Ele contou sua intenção para a amada, que lhe disse que tal dia seria o ideal, pois seu marido não estaria em casa. Tudo armado, chegou o tal dia e o combinado era que ele entraria na casa dela pela janela do quarto e sairiam direto pra cidade antes do dia amanhecer. Quando a hora chegou o guarda apaixonado pulou a janela e na escuridão total foi até a cama da amada, pegou sua mão e começou a chamá-la. Enquanto acariciava a sua mão, ele pensava: “Como é grossa e forte a mão dela, deve ser porque ela trabalha no pesado, mas isso vai ser passado vou dar pra ela vida de rainha”.
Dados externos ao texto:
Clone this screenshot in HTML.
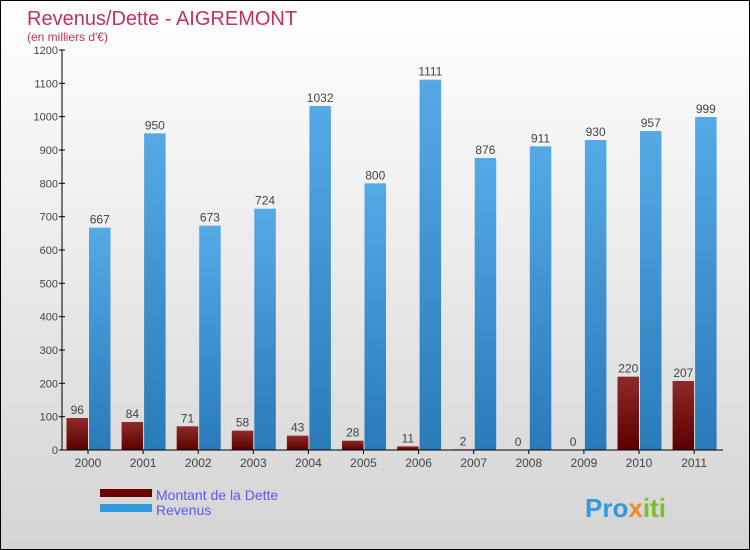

Só então ele percebeu o estranho barulho de unhas roçando na parede de paxiúba. Ele então diz: “Meu amor, o que você ainda ta procurando numa hora dessas?” E como resposta veio àquela voz grossa, que ele diz lembrar até hoje: “Tô procurando meu terçado, que eu não sei onde coloquei, que é pra te matar cabra safado”. Há quem jure que o guarda pulou a janela e foi correndo até a cidade mais próxima.
Todos esses fatos são verdadeiros e hoje são contados quando as turmas estão nas estradas, acampadas no mato ou de favor em alguma casa de farinha nos ramais ou igarapés do interior. Quando as turmas de “Seus Malária” estão cuidando anonimamente de acreanos que se encontram em locais onde somente eles e mais alguns ousam ir. O Acre deve muito a esses homens e a hora de fazer esse reconhecimento está passando, mais alguns anos e talvez não se ouça mais alguém dizer: “Bom dia ‘Seu Malária’, pode entrar”!